Bu haber, 2021 yılında bağımsız oyun geliştiricisi Wolfire’ın oyun devi Valve’a karşı açtığı telif hakkı davasını konu alıyor. Dava, Valve’ın Steam platformunda oyun geliştiricilerden aldığı yüksek komisyon oranlarının haksız rekabet oluşturduğunu iddia ediyordu.
Valve’ın %30’luk komisyon oranı daha önce de eleştiri konusu olmuştu ve bu oranın, diğer benzer platformlara kıyasla gerçekten yüksek olduğunu söylemek mümkün. Habere göre Valve, komisyon oranlarında indirim sağlıyor ancak bunu yalnızca büyük oyun stüdyoları için yapıyor. Dolayısıyla pazar payı daha küçük olan bir geliştiriciyseniz veya bağımsız bir şekilde işlerinizi yürütüyorsanız ne yazık ki bu indirimden faydalanamıyorsunuz.
Dava 2021 yılında düşürüldüğünde hakim, Valve’ın komisyon oranının, Steam platformunun oyun geliştiricileri için yarattığı değer sebebiyle makul olduğunu belirtmişti. Yani platformun oyun sektöründe yarattığı fayda, alınan komisyonu haklı çıkarıyordu.

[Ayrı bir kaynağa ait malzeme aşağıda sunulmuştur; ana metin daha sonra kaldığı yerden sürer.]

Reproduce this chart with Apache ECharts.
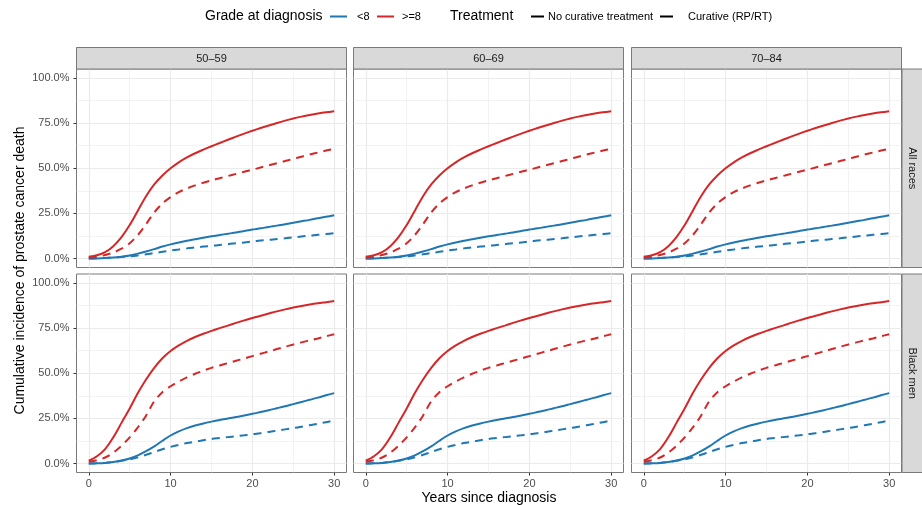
<!DOCTYPE html>
<html>
<head>
<meta charset="utf-8">
<script src="https://cdn.jsdelivr.net/npm/echarts@6/dist/echarts.min.js"></script>
<style>html,body{margin:0;padding:0;background:#fff}#c{width:922px;height:505px}</style>
</head>
<body>
<div id="c"></div>
<script>
// ---- data ----
const ageGroups = ['50–59', '60–69', '70–84'];
const races = ['All races', 'Black men'];
const years = [0, 1, 2, 3, 4, 5, 6, 7, 8, 9, 10, 11, 12, 13, 14, 15, 16, 17, 18, 19, 20, 21, 22, 23, 24, 25, 26, 27, 28, 29, 30];

// All races (cumulative incidence, %)
const allHighNoCur  = [1, 1.8, 3.5, 6.8, 11.8, 18.5, 26.5, 34.5, 41, 46, 50, 53.3, 56, 58.3, 60.3, 62.2, 64, 65.8, 67.5, 69.2, 70.8, 72.3, 73.7, 75.1, 76.4, 77.6, 78.6, 79.5, 80.3, 81, 81.6];
const allHighCur    = [0.5, 1, 1.9, 3.3, 5.4, 8.4, 13, 19, 25.5, 30.5, 34, 36.8, 38.8, 40.5, 42, 43.3, 44.5, 45.7, 46.9, 48.1, 49.2, 50.4, 51.6, 52.8, 54, 55.2, 56.4, 57.6, 58.7, 59.8, 60.8];
const allLowNoCur   = [0, 0.05, 0.2, 0.5, 1, 1.7, 2.7, 3.9, 5.2, 6.6, 7.8, 8.9, 9.8, 10.6, 11.5, 12.3, 13, 13.7, 14.4, 15.2, 16, 16.7, 17.5, 18.2, 19, 19.8, 20.6, 21.4, 22.3, 23.1, 24];
const allLowCur     = [0, 0.1, 0.3, 0.5, 0.8, 1.2, 1.7, 2.3, 3, 3.7, 4.4, 5, 5.6, 6.1, 6.6, 7, 7.5, 7.9, 8.4, 8.9, 9.4, 9.9, 10.3, 10.8, 11.2, 11.7, 12.2, 12.6, 13.1, 13.5, 14];

// Black men
const blackHighNoCur = [1.5, 4, 8, 14.5, 22.5, 30.5, 39, 46.5, 53, 58.3, 62.3, 65.4, 68, 70.1, 71.9, 73.5, 75, 76.4, 77.9, 79.3, 80.6, 81.9, 83.1, 84.3, 85.4, 86.4, 87.3, 88.1, 88.8, 89.4, 90];
const blackHighCur   = [1, 1.8, 3.3, 6, 9.8, 14.5, 20, 26.5, 34.5, 39.5, 42.8, 45.4, 47.7, 49.7, 51.4, 53, 54.3, 55.6, 56.9, 58.2, 59.5, 60.8, 62.1, 63.4, 64.7, 65.9, 67.1, 68.2, 69.3, 70.5, 71.6];
const blackLowNoCur  = [0, 0.1, 0.3, 0.8, 1.6, 2.8, 4.5, 6.8, 9.5, 12.6, 15.5, 17.8, 19.6, 21, 22.2, 23.2, 24.1, 24.9, 25.7, 26.6, 27.5, 28.5, 29.5, 30.6, 31.7, 32.9, 34.1, 35.3, 36.5, 37.8, 39];
const blackLowCur    = [0, 0.1, 0.3, 0.8, 1.5, 2.3, 3.4, 4.8, 6.4, 7.9, 9.2, 10.3, 11.3, 12.1, 12.9, 13.6, 14.1, 14.6, 15.1, 15.6, 16.2, 16.8, 17.5, 18.2, 18.9, 19.6, 20.4, 21.2, 22, 22.9, 23.8];

const xTicks = [0, 10, 20, 30];
const xMinor = [5, 15, 25];
const yTicks = [0, 25, 50, 75, 100];
const yMinor = [12.5, 37.5, 62.5, 87.5];

const raceData = [
  {lowNo: allLowNoCur, lowCur: allLowCur, highNo: allHighNoCur, highCur: allHighCur},
  {lowNo: blackLowNoCur, lowCur: blackLowCur, highNo: blackHighNoCur, highCur: blackHighCur}
];

// ---- styles / layout ----
const FONT = "'Liberation Sans', Arial, Helvetica, sans-serif";
const BLUE = '#1f77b4', RED = '#d62728';
const colLeft = [76.5, 353.5, 631.5];
const colW = 270;
const rowTop = [69, 274];
const rowH = 198.5;
const DASH = [8, 6];

const grids = [], xAxes = [], yAxes = [], series = [];
let gi = 0;
for (let r = 0; r < 2; r++) {
  for (let c = 0; c < 3; c++) {
    grids.push({left: colLeft[c], top: rowTop[r], width: colW, height: rowH,
      show: true, borderColor: '#7a7a7a', borderWidth: 1, backgroundColor: '#fff', containLabel: false});
    const bottom = r === 1, left = c === 0;
    xAxes.push({type: 'value', gridIndex: gi, min: -1.5, max: 31.5, position: 'bottom',
      axisLine: {show: false, onZero: false},
      axisTick: {show: bottom, customValues: xTicks, length: 3, lineStyle: {color: '#333', width: 1}},
      axisLabel: {show: bottom, customValues: xTicks, color: '#4d4d4d', fontSize: 11, fontFamily: FONT, margin: 6},
      splitLine: {show: false}});
    yAxes.push({type: 'value', gridIndex: gi, min: -5, max: 105, position: 'left',
      axisLine: {show: false, onZero: false},
      axisTick: {show: left, customValues: yTicks, length: 3, lineStyle: {color: '#333', width: 1}},
      axisLabel: {show: left, customValues: yTicks, color: '#4d4d4d', fontSize: 11, fontFamily: FONT, margin: 7,
        formatter: v => v.toFixed(1) + '%'},
      splitLine: {show: false}});
    // background grid lines via markLine
    const ml = [];
    xMinor.forEach(v => ml.push({xAxis: v, lineStyle: {color: '#ebebeb', width: 0.6, type: 'solid'}}));
    yMinor.forEach(v => ml.push({yAxis: v, lineStyle: {color: '#ebebeb', width: 0.6, type: 'solid'}}));
    xTicks.forEach(v => ml.push({xAxis: v, lineStyle: {color: '#ebebeb', width: 1.2, type: 'solid'}}));
    yTicks.forEach(v => ml.push({yAxis: v, lineStyle: {color: '#ebebeb', width: 1.2, type: 'solid'}}));
    series.push({type: 'line', xAxisIndex: gi, yAxisIndex: gi, data: [], z: 0, silent: true,
      markLine: {silent: true, z: 0, symbol: ['none', 'none'], label: {show: false}, animation: false, data: ml}});
    const d = raceData[r];
    const mk = (vals, color, dashed) => ({
      type: 'line', xAxisIndex: gi, yAxisIndex: gi, z: 6, smooth: 0.3, symbol: 'none',
      lineStyle: {color: color, width: 2, type: dashed ? DASH : 'solid', cap: 'butt'},
      data: years.map((t, k) => [t, vals[k]])
    });
    series.push(mk(d.lowCur, BLUE, true));
    series.push(mk(d.lowNo, BLUE, false));
    series.push(mk(d.highCur, RED, true));
    series.push(mk(d.highNo, RED, false));
    gi++;
  }
}

// strips, titles, legend
const graphic = [];
ageGroups.forEach((g, c) => {
  graphic.push({type: 'rect', shape: {x: colLeft[c], y: 47.5, width: colW, height: 21.5},
    style: {fill: '#d9d9d9', stroke: '#7a7a7a', lineWidth: 1}, z: 10});
  graphic.push({type: 'text', x: colLeft[c] + colW / 2, y: 58.5, z: 11,
    style: {text: g, fill: '#1a1a1a', font: '11px ' + FONT, textAlign: 'center', textVerticalAlign: 'middle'}});
});
races.forEach((rc, r) => {
  graphic.push({type: 'rect', shape: {x: 902, y: rowTop[r], width: 30, height: rowH},
    style: {fill: '#d9d9d9', stroke: '#7a7a7a', lineWidth: 1}, z: 10});
  graphic.push({type: 'text', x: 912.5, y: rowTop[r] + rowH / 2, rotation: -Math.PI / 2, z: 11,
    style: {text: rc, fill: '#1a1a1a', font: '11px ' + FONT, textAlign: 'center', textVerticalAlign: 'middle'}});
});
graphic.push({type: 'text', x: 489, y: 498, z: 11,
  style: {text: 'Years since diagnosis', fill: '#000', font: '14px ' + FONT, textAlign: 'center', textVerticalAlign: 'middle'}});
graphic.push({type: 'text', x: 20, y: 270.5, rotation: Math.PI / 2, z: 11,
  style: {text: 'Cumulative incidence of prostate cancer death', fill: '#000', font: '14px ' + FONT, textAlign: 'center', textVerticalAlign: 'middle'}});

const LY = 16.5;
const ltext = (x, t, size) => graphic.push({type: 'text', x: x, y: LY, z: 11,
  style: {text: t, fill: '#000', font: size + 'px ' + FONT, textAlign: 'left', textVerticalAlign: 'middle'}});
const lline = (x1, x2, color, dash) => graphic.push({type: 'line', z: 11,
  shape: {x1: x1, y1: LY, x2: x2, y2: LY}, style: {stroke: color, lineWidth: 2, lineDash: dash || null}});
ltext(205, 'Grade at diagnosis', 14);
lline(330, 347, BLUE);
ltext(357, '<8', 11);
lline(377, 394, RED);
ltext(402, '>=8', 11);
ltext(450, 'Treatment', 14);
lline(531, 544, '#000');
ltext(548, 'No curative treatment', 11);
lline(660, 673, '#000');
ltext(688, 'Curative (RP/RT)', 11);

const chart = echarts.init(document.getElementById('c'), null, {renderer: 'canvas'});
chart.setOption({
  animation: false,
  backgroundColor: '#fff',
  textStyle: {fontFamily: FONT},
  grid: grids, xAxis: xAxes, yAxis: yAxes, series: series, graphic: graphic
});
</script>
</body>
</html>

Ancak davanın düşürülmesi şartlıydı, yani Wolfire’a yasal eksiklikleri giderip yeniden dava açma şansı verildi. Wolfire de bu hakkını kullanarak Mayıs 2022’de davayı tekrar açtı.
GameDiscoverCo tarafından paylaşılan bir bültende davaya dair bazı yasal belgeler ve resmi e-posta yazışmaları paylaşıldı. E-postalar büyük ölçüde sansürlüydü ancak Valve’ın 2018 yılında mevcut olan en verimli şirket olduğunu gösteren bilgiler içeriyorlardı.

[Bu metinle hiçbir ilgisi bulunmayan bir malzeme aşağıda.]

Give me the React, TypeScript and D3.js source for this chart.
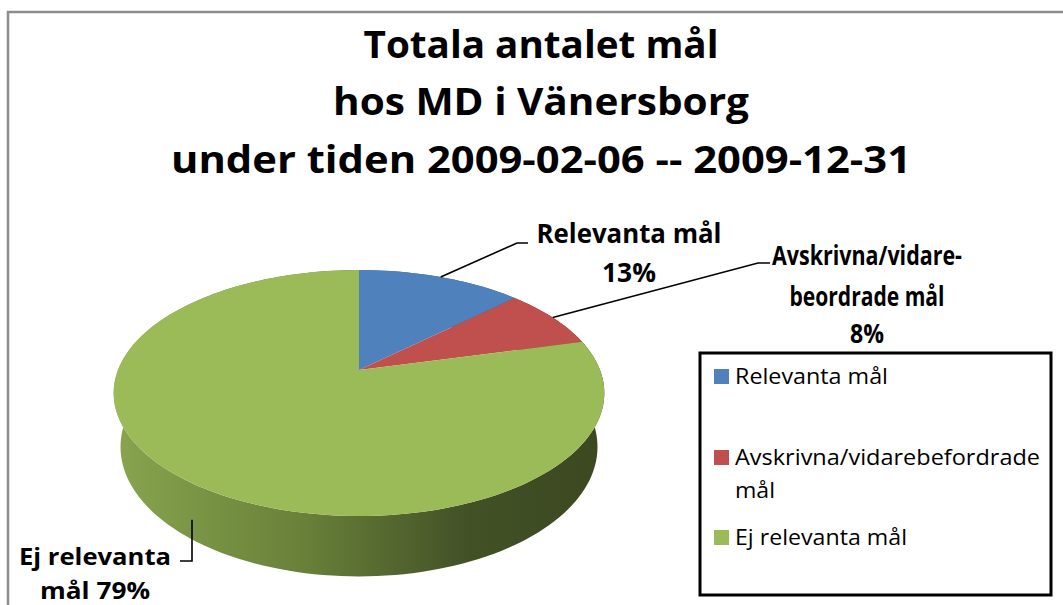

Bir Valve çalışanı olan Kristan Miller, şirketin net gelirini saatlik olarak hesapladı ve bunu o zamanki çalışan sayısına (350 kişi çalışıyordu) böldü. Bu oran, şirket için gelirin ne kadarlık bir kısmının kasada kaldığını gösteriyor ve önemli bir istatistik olarak dikkat çekiyor. Karşılaştırma Amazon, Netflix, Apple, Microsoft ve Facebook gibi dev şirketleri de içeriyordu. Sansürler nedeniyle Valve’ın 2018 yılında ne kadar önde olduğunu göremesek de, şirketin tüm bu devleri geride bıraktığını biliyoruz.
Özetleyecek olursak 2018 yılında Valve, çalışan başına en az 780.400 dolar net gelir elde etmiş ve birinci olmuş. Bu da şirketin, gelir verimliliği açısından şaşırtıcı bir şekilde iyi olduğunu gösteriyor. Karşılaştırma açısından şöyle bir örnek verebiliriz; şu an yaklaşık 2.5 trilyon dolar piyasa değeri olan Apple, o dönemki sıralamada 476.160 dolarla üçüncü sırada yer almış.
Elbette şirketlerin yapılarının da bu rakamlar üzerinde etkili olduğunu unutmamak gerekiyor. Bu nedenle bu rakamlar ham verimliliği gösterme konusunda başarılı ancak şirket hacimleriyle doğrudan ilişkili değiller. Yine de bu, Valve’ın çok az çalışanla inanılmaz miktarda para kazandığını net bir biçimde kanıtlıyor. Durumun son altı yılda değişip değişmediği belirsiz, dolayısıyla 2018 yılında geçerli olan bu durumun hâlen sürüp sürmediğini bilmiyoruz. Yine de Valve’ın iş modelini değiştirmediğini ve güçlenmeye devam ettiğini düşünürsek şirketin hâlen zirvede olduğunu söyleyebiliriz.
Son olarak söylemek gerekiyor ki, gelir verimliliği konusunda Apple ve Microsoft gibi devlere meydan okumak gerçekten şaşırtıcı ve oyun endüstrisinin devasa büyüklüğünü hatırlatan cinsten. Bu da bu kadar büyük bir endüstride son dönemlerde yaşanan toplu işten çıkarmaları daha da acımasız kılıyor ve oyun şirketlerinin geleceği hakkındaki endişelerin artmasına sebebiyet veriyor.